• [INSTRUCTION]:
Retype exactly the lines from the first one through the line with "83.6, 84.1, 84.8];", including both ends; skip any pictures.

------------

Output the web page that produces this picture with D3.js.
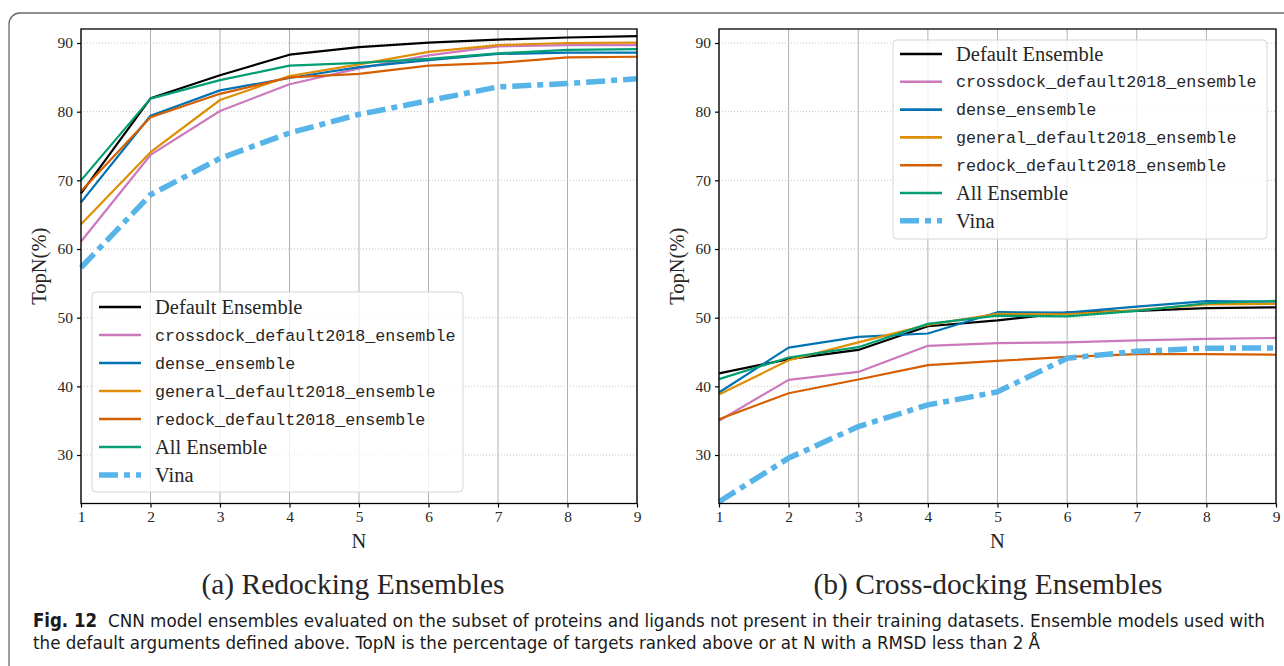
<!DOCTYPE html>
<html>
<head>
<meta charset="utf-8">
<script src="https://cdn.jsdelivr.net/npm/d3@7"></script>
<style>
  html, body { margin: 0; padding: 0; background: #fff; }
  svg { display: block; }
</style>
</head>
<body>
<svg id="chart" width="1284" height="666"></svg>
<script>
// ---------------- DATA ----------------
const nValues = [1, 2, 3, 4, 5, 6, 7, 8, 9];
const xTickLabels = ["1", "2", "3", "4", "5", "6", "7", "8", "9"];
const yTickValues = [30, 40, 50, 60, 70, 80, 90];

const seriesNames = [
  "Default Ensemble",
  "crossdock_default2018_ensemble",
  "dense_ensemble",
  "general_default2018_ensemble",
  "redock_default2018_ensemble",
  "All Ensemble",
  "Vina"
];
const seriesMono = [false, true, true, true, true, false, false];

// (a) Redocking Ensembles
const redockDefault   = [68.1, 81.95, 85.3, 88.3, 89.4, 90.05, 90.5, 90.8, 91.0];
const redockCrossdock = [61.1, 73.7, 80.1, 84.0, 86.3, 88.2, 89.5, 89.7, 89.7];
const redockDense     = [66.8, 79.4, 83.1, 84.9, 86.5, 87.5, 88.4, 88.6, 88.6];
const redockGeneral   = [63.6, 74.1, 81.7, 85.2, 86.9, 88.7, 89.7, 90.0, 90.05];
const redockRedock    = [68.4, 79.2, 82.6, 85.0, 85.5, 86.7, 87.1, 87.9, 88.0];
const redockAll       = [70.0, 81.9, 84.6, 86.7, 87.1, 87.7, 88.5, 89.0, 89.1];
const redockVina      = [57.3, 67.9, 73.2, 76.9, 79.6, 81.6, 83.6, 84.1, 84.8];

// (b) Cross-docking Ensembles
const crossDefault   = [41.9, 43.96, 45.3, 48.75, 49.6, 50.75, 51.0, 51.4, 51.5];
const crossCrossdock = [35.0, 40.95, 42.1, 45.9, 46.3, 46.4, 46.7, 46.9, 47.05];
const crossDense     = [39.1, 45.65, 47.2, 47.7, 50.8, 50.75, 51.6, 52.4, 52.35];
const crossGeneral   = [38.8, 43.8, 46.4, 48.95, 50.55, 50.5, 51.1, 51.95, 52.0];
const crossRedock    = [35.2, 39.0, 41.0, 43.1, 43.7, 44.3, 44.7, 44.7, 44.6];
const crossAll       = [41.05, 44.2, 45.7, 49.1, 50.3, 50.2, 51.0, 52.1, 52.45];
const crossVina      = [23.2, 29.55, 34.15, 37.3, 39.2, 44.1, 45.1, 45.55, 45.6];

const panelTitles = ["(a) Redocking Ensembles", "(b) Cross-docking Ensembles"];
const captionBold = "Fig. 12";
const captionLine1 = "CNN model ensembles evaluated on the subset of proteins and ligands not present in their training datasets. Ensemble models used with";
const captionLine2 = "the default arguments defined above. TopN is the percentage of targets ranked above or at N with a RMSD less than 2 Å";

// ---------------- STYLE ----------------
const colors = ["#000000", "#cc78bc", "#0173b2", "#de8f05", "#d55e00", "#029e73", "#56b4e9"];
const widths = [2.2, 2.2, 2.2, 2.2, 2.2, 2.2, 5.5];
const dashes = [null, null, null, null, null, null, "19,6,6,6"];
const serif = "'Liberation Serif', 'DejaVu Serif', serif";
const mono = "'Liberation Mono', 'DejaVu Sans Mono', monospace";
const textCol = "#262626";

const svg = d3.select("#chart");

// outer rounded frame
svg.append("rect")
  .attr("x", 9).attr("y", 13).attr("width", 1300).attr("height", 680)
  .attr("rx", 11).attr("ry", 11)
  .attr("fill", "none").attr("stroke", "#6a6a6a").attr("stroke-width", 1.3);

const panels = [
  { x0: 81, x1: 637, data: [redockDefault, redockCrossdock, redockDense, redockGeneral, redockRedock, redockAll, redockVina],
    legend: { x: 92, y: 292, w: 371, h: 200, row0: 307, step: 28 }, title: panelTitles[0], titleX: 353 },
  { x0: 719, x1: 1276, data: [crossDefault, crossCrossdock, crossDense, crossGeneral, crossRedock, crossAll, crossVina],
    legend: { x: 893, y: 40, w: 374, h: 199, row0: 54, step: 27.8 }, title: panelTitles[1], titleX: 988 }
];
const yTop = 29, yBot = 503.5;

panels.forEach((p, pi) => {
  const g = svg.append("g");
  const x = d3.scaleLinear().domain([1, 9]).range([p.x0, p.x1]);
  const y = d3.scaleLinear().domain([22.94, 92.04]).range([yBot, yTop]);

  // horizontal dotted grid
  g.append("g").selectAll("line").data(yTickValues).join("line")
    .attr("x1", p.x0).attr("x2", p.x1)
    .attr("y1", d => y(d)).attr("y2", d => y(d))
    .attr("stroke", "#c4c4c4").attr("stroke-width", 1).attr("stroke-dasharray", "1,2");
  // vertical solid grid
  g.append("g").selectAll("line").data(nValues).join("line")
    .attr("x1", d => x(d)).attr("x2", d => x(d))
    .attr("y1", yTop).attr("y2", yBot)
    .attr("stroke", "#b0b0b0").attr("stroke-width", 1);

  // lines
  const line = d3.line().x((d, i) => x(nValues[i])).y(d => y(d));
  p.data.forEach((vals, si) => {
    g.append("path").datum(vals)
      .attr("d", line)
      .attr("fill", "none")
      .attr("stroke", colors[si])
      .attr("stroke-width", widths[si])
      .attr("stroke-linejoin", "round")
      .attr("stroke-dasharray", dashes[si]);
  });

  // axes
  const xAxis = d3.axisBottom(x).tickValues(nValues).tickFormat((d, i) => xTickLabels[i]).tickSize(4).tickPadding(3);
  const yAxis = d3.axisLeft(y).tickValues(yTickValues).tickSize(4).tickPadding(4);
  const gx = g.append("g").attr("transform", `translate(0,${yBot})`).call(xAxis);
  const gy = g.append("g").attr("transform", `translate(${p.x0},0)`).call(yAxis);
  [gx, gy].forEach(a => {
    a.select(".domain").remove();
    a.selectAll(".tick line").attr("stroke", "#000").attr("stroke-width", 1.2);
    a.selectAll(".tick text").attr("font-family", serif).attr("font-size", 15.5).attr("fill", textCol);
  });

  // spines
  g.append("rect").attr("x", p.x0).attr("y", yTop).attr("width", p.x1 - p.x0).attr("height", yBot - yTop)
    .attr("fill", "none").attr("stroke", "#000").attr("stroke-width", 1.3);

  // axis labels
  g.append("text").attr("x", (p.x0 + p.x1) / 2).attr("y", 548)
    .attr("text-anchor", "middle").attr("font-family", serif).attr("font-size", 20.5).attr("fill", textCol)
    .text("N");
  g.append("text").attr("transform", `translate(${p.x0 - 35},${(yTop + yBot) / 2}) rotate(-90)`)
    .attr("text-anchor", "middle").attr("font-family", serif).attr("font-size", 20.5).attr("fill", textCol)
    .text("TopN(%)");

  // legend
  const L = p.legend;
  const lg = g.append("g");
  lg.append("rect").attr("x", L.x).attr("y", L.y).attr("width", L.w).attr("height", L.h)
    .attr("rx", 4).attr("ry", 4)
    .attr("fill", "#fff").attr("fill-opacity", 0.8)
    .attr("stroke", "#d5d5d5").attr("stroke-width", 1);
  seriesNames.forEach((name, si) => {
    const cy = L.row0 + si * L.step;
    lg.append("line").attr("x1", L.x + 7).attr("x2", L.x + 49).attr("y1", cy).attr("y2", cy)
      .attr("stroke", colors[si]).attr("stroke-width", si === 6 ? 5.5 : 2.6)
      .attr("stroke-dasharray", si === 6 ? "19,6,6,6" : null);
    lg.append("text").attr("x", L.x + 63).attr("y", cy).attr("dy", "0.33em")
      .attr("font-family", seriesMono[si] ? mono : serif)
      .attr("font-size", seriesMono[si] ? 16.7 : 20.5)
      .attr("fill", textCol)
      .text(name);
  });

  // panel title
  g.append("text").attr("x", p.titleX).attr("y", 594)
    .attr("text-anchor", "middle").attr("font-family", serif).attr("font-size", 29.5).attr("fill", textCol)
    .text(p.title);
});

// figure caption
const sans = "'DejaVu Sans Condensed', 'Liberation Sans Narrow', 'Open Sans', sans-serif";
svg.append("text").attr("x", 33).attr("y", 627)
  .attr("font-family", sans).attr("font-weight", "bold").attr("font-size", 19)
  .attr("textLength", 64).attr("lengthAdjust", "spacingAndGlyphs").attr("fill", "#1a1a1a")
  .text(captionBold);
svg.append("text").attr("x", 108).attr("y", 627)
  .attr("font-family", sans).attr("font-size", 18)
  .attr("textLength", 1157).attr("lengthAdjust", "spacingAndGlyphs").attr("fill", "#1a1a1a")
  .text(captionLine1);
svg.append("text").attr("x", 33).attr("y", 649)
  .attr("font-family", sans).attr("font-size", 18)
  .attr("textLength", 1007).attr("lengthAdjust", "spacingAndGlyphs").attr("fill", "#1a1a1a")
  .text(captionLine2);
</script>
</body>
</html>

------------

• [TASK ANSWER]:
Output the web page that produces this picture with D3.js.
<!DOCTYPE html>
<html>
<head>
<meta charset="utf-8">
<script src="https://cdn.jsdelivr.net/npm/d3@7"></script>
<style>
  html, body { margin: 0; padding: 0; background: #fff; }
  svg { display: block; }
</style>
</head>
<body>
<svg id="chart" width="1284" height="666"></svg>
<script>
// ---------------- DATA ----------------
const nValues = [1, 2, 3, 4, 5, 6, 7, 8, 9];
const xTickLabels = ["1", "2", "3", "4", "5", "6", "7", "8", "9"];
const yTickValues = [30, 40, 50, 60, 70, 80, 90];

const seriesNames = [
  "Default Ensemble",
  "crossdock_default2018_ensemble",
  "dense_ensemble",
  "general_default2018_ensemble",
  "redock_default2018_ensemble",
  "All Ensemble",
  "Vina"
];
const seriesMono = [false, true, true, true, true, false, false];

// (a) Redocking Ensembles
const redockDefault   = [68.1, 81.95, 85.3, 88.3, 89.4, 90.05, 90.5, 90.8, 91.0];
const redockCrossdock = [61.1, 73.7, 80.1, 84.0, 86.3, 88.2, 89.5, 89.7, 89.7];
const redockDense     = [66.8, 79.4, 83.1, 84.9, 86.5, 87.5, 88.4, 88.6, 88.6];
const redockGeneral   = [63.6, 74.1, 81.7, 85.2, 86.9, 88.7, 89.7, 90.0, 90.05];
const redockRedock    = [68.4, 79.2, 82.6, 85.0, 85.5, 86.7, 87.1, 87.9, 88.0];
const redockAll       = [70.0, 81.9, 84.6, 86.7, 87.1, 87.7, 88.5, 89.0, 89.1];
const redockVina      = [57.3, 67.9, 73.2, 76.9, 79.6, 81.6, 83.6, 84.1, 84.8];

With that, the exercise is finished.